I went into some detail on why I thought GDP was flawed — basically an output-focused framework that relied on consumption for succcess, which implicitly forced the transition from a consumption-based economy in the early 1900s, to a credit-based economy in the late 1900s, to a derivative and instrument-focused economy in the late ’90s and early ’00s. (Implicit in that transition is the changing socio-economic structure of society, some of which I listed out in the aforementioned essay, and more of which you can read in McAffee’s Race Against the Machine, form which I’ve shared one relevant excerpt here.)
The implications for this transition oftentimes came up when we were looking at corporate/portfolio strategy for clients.
At some given point, for most firms, a question that will come up is, “why are we not a bank?” / “why aren’t we using our money in market-side instruments?”

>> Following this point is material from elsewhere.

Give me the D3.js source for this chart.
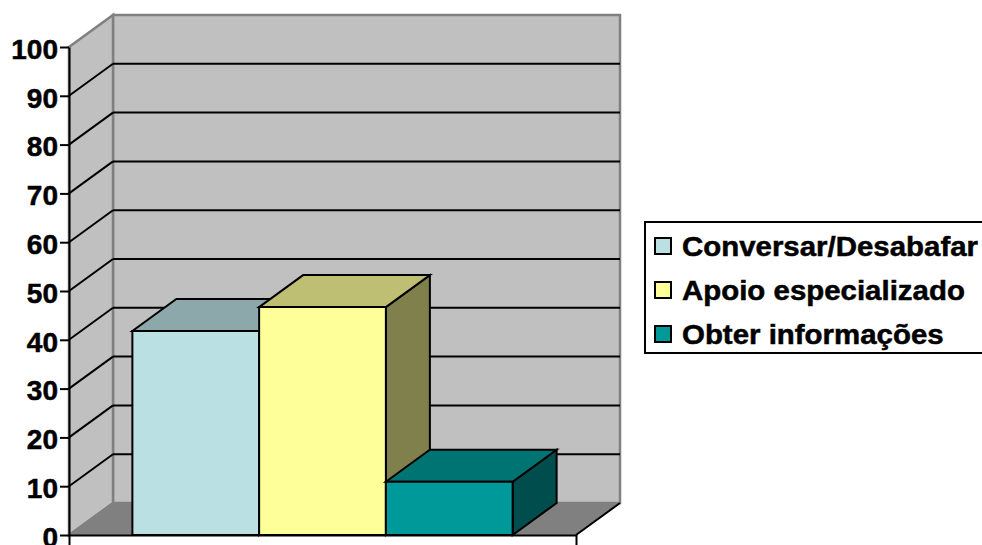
<!DOCTYPE html>
<html>
<head>
<meta charset="utf-8">
<script src="https://cdnjs.cloudflare.com/ajax/libs/d3/7.8.5/d3.min.js"></script>
<style>
  html, body { margin: 0; padding: 0; background: #fff; overflow: hidden; }
  text { font-family: "Liberation Sans", Arial, sans-serif; font-weight: bold; fill: #000; }
</style>
</head>
<body>
<div id="plot"></div>
<script>
var series = ["Conversar/Desabafar", "Apoio especializado", "Obter informações"];
var values = [41.8, 46.7, 10.9];
var yTicks = [0, 10, 20, 30, 40, 50, 60, 70, 80, 90, 100];
var frontColors = ["#BBE0E3", "#FFFF99", "#009999"];
var topColors = ["#8CA8AA", "#BFBF73", "#007373"];
var sideColors = ["#5E7072", "#80804D", "#004D4D"];

var w = 982, h = 545;

// front plane of the 3d box, the back plane is shifted by dx, dy
var plotLeft = 69, plotRight = 576, plotBottom = 535, plotTop = 47;
var dx = 44, dy = -32;

var y = d3.scaleLinear().domain([0, 100]).range([plotBottom, plotTop]);

var x = d3.scaleBand()
  .domain(series)
  .range([plotLeft, plotRight])
  .paddingInner(0)
  .paddingOuter(0.5);

var svg = d3.select("#plot")
  .append("svg")
  .attr("width", w)
  .attr("height", h)
  .style("display", "block");

function poly(points, fill, stroke, sw) {
  return svg.append("polygon")
    .attr("points", points.map(function(p) { return p.join(","); }).join(" "))
    .attr("fill", fill)
    .attr("stroke", stroke)
    .attr("stroke-width", sw)
    .attr("stroke-linejoin", "miter");
}

function seg(x1, y1, x2, y2, color, sw) {
  return svg.append("line")
    .attr("x1", x1).attr("y1", y1)
    .attr("x2", x2).attr("y2", y2)
    .attr("stroke", color)
    .attr("stroke-width", sw);
}

// walls and floor
poly([[plotLeft + dx, y(100) + dy], [plotRight + dx, y(100) + dy], [plotRight + dx, y(0) + dy], [plotLeft + dx, y(0) + dy]], "#C0C0C0", "#808080", 2.5);
poly([[plotLeft, y(100)], [plotLeft + dx, y(100) + dy], [plotLeft + dx, y(0) + dy], [plotLeft, y(0)]], "#C0C0C0", "#808080", 2.5);
poly([[plotLeft, y(0)], [plotLeft + dx, y(0) + dy], [plotRight + dx, y(0) + dy], [plotRight, y(0)]], "#808080", "#808080", 1);

// gridlines on side wall and back wall
yTicks.filter(function(d) { return d > 0 && d < 100; }).forEach(function(d) {
  seg(plotLeft, y(d), plotLeft + dx, y(d) + dy, "#000", 2);
  seg(plotLeft + dx, y(d) + dy, plotRight + dx, y(d) + dy, "#000", 2);
});

seg(plotRight, y(0), plotRight + dx, y(0) + dy, "#000", 2);

// bars
series.forEach(function(s, i) {
  var x0 = x(s), x1 = x(s) + x.bandwidth(), yv = y(values[i]), y0 = y(0);
  poly([[x1, yv], [x1 + dx, yv + dy], [x1 + dx, y0 + dy], [x1, y0]], sideColors[i], "#000", 2);
  poly([[x0, yv], [x0 + dx, yv + dy], [x1 + dx, yv + dy], [x1, yv]], topColors[i], "#000", 2);
  poly([[x0, yv], [x1, yv], [x1, y0], [x0, y0]], frontColors[i], "#000", 2);
});

// axes
var yAxis = svg.append("g")
  .attr("transform", "translate(" + plotLeft + ",0)")
  .call(d3.axisLeft(y).tickValues(yTicks).tickSize(9).tickSizeOuter(0).tickPadding(2));

yAxis.selectAll("path")
  .attr("stroke", "#000").attr("stroke-width", 2);
yAxis.selectAll("line")
  .attr("stroke", "#000").attr("stroke-width", 2);
yAxis.selectAll("text")
  .attr("font-size", 28)
  .attr("font-family", "'Liberation Sans', Arial, sans-serif")
  .attr("font-weight", "bold")
  .attr("dy", "0.4em")
  .attr("fill", "#000")
  .attr("stroke", "#000")
  .attr("stroke-width", 0.5);

var xEdge = d3.scaleLinear().domain([0, 1]).range([plotLeft, plotRight]);
var xAxis = svg.append("g")
  .attr("transform", "translate(0," + plotBottom + ")")
  .call(d3.axisBottom(xEdge).tickValues([0, 1]).tickSize(10).tickSizeOuter(0).tickFormat(""));
xAxis.selectAll("path").attr("stroke", "#000").attr("stroke-width", 2);
xAxis.selectAll("line").attr("stroke", "#000").attr("stroke-width", 2);

// legend
svg.append("rect")
  .attr("x", 645).attr("y", 222)
  .attr("width", 345).attr("height", 131)
  .attr("fill", "#fff").attr("stroke", "#000").attr("stroke-width", 2);

var rowY = d3.scalePoint().domain(series).range([246, 334]);

series.forEach(function(s, i) {
  svg.append("rect")
    .attr("x", 655).attr("y", rowY(s) - 8)
    .attr("width", 16).attr("height", 16)
    .attr("fill", frontColors[i]).attr("stroke", "#000").attr("stroke-width", 2);
  // reference type is wider than Liberation, so stretch it a bit
  svg.append("text")
    .attr("transform", "translate(682," + (rowY(s) + 10) + ") scale(1.09,1)")
    .attr("font-size", 27)
    .attr("stroke", "#000")
    .attr("stroke-width", 0.5)
    .text(s);
});
</script>
</body>
</html>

If you look at the tetrad model, you ask yourself what any particular form or framework will evolve into, as it progresses. And if the primarily defined purpose of a firm is to make money, that implies maximizing output and minimizing input. And few frameworks allow you to do that as abstract moneymaking (read investment banking) does.
This is not to say that it was ever recommended to a client that they start up a bank — a strategist/org. planner’s job is partly that of making the firm money, but also of helping a firm develop its natural industr(ies). What we would recommend is in developing financial instruments that take better care of the firm’s assets and money.
If any of what I’m saying seems outlandish, note that Apple — yes that bastion of industrial design and incredible products, in its last filings with the SEC indicated $82bn+ were held in marketable securities, bonds, derivative instruments, and so on.